# [DATASET ROWS]

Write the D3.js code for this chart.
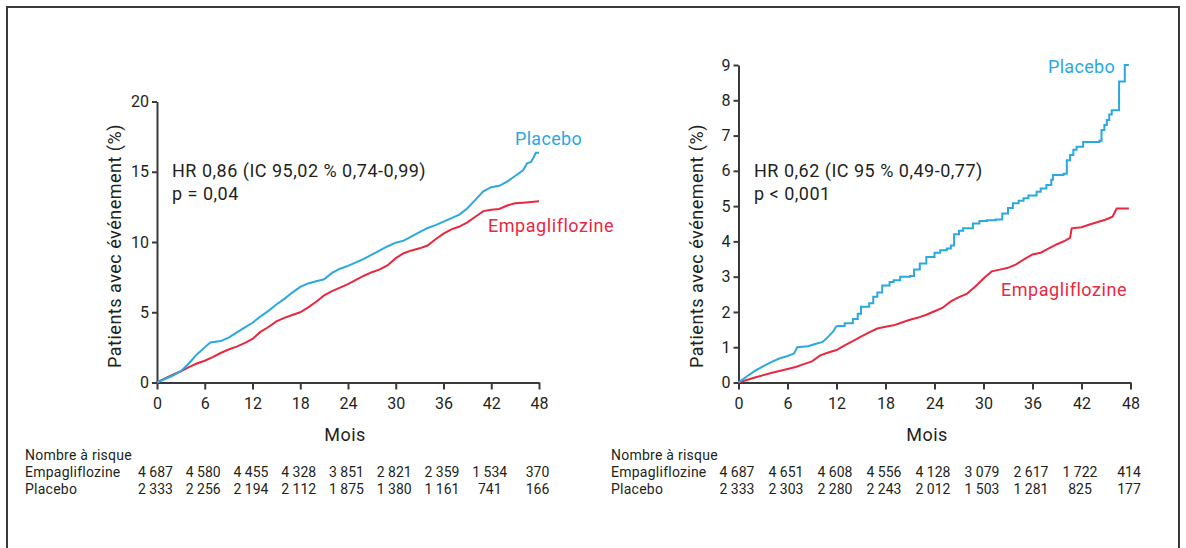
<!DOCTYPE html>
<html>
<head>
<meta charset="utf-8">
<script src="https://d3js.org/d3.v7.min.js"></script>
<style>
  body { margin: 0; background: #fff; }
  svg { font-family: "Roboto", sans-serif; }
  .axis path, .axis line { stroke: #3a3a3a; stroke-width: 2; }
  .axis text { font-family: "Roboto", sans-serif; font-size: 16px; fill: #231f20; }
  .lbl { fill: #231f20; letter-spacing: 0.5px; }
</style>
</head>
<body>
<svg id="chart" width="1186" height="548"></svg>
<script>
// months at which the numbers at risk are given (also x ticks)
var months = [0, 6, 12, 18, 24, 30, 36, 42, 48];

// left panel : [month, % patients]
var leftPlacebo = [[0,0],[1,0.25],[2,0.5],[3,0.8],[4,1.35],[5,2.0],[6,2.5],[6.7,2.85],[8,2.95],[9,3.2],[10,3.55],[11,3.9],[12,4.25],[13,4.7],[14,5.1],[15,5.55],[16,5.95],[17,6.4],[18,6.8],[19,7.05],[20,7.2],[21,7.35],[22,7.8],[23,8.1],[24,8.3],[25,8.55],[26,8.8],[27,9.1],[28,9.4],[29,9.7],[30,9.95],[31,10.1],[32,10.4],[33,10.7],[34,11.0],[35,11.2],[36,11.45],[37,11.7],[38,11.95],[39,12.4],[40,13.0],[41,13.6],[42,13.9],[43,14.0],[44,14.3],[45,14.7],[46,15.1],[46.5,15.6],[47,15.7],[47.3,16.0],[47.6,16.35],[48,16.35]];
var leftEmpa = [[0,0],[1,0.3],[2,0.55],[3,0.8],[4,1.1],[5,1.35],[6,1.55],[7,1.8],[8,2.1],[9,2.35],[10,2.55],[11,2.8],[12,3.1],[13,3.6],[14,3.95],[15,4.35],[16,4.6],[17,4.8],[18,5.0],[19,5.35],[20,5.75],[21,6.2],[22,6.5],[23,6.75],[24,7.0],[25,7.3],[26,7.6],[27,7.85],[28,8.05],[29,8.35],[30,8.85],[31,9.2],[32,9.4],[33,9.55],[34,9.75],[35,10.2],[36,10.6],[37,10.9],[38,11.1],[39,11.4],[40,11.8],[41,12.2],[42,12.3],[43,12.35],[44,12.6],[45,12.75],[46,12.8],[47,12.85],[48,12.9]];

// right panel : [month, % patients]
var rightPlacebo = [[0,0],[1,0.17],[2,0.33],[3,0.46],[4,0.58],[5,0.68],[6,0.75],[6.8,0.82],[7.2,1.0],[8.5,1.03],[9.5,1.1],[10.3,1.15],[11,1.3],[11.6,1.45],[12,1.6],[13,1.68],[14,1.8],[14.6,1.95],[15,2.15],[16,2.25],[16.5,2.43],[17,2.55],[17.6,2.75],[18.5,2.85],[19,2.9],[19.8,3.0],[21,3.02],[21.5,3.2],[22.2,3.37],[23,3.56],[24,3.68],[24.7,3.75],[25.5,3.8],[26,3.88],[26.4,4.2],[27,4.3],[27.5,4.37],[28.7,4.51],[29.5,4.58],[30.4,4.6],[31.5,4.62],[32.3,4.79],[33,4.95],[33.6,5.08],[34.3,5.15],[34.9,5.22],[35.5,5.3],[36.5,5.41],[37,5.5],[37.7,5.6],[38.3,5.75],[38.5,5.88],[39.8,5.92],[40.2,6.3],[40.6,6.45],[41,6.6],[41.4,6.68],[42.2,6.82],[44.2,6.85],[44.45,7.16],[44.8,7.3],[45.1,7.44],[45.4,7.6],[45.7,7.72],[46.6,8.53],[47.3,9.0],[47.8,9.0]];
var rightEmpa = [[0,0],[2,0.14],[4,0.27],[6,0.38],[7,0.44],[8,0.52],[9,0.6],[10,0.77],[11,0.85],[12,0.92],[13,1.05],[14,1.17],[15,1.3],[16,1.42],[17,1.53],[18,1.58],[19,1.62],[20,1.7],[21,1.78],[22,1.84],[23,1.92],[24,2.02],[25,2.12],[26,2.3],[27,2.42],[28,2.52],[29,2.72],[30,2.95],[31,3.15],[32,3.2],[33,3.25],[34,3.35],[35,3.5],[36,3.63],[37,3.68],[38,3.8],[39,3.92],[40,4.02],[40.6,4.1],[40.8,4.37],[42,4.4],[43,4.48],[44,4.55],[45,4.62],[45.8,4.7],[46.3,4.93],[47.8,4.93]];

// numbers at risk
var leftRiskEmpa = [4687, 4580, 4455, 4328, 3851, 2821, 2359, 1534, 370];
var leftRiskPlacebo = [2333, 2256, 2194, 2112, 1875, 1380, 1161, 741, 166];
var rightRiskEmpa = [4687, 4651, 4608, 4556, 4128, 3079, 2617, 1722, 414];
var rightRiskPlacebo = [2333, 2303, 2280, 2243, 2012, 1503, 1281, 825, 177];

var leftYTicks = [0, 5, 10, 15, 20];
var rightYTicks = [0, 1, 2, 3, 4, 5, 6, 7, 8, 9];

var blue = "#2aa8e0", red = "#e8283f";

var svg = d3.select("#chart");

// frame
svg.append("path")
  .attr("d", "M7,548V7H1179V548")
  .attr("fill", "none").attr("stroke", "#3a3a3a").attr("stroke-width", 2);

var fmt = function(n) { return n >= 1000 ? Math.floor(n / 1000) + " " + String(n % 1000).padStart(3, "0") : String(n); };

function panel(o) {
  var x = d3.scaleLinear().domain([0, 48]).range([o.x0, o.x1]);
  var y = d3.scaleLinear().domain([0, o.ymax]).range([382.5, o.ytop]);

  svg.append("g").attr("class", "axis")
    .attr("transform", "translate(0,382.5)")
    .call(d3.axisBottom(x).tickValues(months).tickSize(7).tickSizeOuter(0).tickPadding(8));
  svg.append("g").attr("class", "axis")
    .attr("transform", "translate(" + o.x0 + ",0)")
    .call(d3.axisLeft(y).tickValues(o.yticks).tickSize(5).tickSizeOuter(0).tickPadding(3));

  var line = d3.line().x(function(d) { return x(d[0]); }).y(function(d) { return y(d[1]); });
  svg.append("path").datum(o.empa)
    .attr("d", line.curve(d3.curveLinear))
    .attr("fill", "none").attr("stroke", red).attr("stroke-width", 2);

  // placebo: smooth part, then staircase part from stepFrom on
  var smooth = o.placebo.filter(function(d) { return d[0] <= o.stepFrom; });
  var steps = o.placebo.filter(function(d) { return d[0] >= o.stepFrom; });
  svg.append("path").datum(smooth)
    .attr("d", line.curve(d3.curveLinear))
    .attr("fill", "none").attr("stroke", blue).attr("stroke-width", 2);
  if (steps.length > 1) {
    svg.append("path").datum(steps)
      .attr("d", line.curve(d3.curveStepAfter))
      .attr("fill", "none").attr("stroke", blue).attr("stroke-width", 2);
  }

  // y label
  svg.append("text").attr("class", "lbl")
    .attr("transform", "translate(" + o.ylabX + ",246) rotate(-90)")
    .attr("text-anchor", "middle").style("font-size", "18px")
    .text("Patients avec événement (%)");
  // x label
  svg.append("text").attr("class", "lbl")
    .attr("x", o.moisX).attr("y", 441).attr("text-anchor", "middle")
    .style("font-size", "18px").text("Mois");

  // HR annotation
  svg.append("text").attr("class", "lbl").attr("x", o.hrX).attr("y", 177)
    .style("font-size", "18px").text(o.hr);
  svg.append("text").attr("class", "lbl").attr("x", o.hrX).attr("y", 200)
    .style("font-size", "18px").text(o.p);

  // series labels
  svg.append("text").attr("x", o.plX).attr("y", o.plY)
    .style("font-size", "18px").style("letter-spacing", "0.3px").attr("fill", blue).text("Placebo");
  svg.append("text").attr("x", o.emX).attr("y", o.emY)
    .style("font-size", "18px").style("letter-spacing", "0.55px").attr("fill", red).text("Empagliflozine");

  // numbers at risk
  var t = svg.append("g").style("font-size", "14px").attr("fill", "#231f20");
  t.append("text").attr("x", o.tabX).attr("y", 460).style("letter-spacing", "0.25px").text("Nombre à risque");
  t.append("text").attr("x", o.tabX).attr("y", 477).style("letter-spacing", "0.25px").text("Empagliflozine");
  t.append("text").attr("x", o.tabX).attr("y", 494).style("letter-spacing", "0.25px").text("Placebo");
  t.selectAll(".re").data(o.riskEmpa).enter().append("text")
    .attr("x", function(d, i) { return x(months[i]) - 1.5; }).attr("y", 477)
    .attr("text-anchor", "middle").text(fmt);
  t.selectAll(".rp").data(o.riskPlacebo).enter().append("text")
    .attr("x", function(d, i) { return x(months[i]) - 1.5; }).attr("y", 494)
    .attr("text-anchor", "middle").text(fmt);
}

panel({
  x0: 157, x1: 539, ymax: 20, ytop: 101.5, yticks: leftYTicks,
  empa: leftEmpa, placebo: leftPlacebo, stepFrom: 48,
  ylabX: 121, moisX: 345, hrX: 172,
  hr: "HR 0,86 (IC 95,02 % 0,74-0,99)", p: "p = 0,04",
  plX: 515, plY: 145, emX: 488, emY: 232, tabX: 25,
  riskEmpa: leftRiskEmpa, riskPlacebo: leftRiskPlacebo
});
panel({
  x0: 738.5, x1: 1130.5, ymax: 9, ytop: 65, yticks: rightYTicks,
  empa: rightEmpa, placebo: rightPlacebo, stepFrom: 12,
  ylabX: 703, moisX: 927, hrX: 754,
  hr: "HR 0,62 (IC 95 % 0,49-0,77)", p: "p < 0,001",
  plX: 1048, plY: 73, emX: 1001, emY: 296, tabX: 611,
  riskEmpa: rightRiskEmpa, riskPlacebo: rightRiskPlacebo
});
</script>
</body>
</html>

--

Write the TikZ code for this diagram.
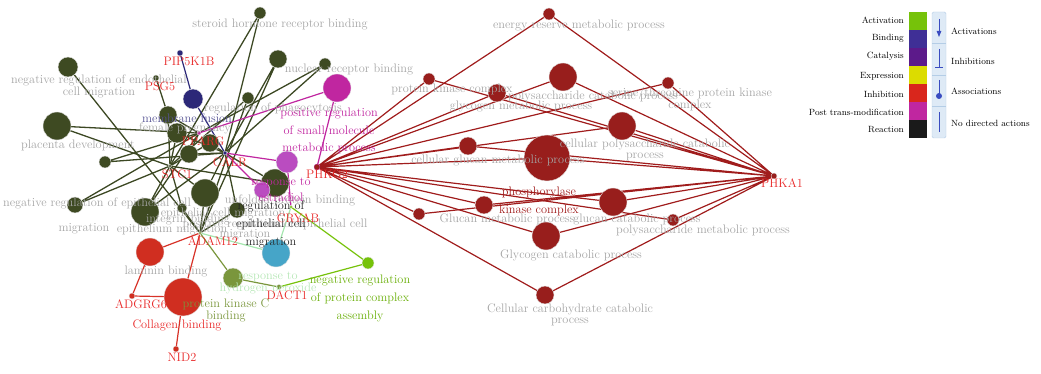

# [STATED TASK]
Count every line of the records that holds "Write". State the number, nothing else.

# [CORRECT RESPONSE]
2